**EXERCISE DETAILS**
Take each line containing the word "this" and copy it.

═══ STORED RECORDS

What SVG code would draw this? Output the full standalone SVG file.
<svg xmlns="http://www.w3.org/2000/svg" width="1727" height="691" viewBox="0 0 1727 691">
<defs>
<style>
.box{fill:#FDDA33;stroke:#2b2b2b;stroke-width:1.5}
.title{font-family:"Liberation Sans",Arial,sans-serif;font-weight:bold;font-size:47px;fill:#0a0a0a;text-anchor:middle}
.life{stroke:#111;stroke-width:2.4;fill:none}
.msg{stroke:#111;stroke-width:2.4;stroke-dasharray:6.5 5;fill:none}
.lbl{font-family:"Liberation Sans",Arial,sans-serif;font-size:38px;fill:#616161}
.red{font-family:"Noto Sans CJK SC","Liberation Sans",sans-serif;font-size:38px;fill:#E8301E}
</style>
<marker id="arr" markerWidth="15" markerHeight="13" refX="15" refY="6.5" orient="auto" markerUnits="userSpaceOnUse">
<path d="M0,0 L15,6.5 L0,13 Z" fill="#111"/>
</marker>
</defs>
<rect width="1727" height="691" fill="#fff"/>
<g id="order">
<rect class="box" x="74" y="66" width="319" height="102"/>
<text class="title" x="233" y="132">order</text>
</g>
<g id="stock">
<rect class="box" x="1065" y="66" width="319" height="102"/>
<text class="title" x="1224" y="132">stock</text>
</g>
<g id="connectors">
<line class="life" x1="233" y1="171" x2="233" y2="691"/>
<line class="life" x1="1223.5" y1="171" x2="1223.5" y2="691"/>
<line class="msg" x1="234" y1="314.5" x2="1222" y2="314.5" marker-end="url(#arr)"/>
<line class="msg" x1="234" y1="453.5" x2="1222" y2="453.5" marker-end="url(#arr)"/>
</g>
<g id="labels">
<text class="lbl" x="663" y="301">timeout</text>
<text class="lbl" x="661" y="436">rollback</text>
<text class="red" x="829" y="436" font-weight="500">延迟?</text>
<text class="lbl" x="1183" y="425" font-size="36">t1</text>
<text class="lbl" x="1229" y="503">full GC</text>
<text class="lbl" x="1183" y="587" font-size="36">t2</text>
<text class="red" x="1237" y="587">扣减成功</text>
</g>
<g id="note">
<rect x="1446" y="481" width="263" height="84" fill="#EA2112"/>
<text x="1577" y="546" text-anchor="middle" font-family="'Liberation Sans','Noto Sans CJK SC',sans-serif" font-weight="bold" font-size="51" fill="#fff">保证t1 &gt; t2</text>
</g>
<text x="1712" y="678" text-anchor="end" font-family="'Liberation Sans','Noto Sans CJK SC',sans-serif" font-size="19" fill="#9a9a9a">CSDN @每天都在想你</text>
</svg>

══════
═══ STORED RECORDS

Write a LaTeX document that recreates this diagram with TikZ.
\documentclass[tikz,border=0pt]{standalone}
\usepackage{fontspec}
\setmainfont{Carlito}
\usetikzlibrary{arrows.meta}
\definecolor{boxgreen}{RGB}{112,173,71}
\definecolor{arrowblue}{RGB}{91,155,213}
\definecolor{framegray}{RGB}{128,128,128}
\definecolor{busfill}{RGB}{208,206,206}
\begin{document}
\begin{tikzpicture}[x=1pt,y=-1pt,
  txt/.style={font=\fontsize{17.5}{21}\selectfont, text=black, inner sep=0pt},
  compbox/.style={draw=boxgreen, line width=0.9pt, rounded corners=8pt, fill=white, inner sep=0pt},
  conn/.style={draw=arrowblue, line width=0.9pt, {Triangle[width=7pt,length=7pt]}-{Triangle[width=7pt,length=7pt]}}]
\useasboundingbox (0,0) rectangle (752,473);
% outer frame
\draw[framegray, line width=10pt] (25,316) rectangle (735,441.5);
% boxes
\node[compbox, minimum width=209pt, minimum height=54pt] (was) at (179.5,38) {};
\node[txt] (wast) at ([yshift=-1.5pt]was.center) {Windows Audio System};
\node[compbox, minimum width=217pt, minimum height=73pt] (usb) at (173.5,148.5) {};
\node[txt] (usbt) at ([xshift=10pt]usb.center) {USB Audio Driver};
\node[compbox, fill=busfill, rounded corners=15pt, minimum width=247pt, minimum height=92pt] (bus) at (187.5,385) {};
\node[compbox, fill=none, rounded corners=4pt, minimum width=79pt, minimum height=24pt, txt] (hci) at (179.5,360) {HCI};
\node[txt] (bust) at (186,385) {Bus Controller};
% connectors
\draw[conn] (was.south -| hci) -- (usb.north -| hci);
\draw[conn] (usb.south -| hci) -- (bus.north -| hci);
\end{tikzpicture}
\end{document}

══════

**OUTPUT**
What SVG code would draw this? Output the full standalone SVG file.
Write a LaTeX document that recreates this diagram with TikZ.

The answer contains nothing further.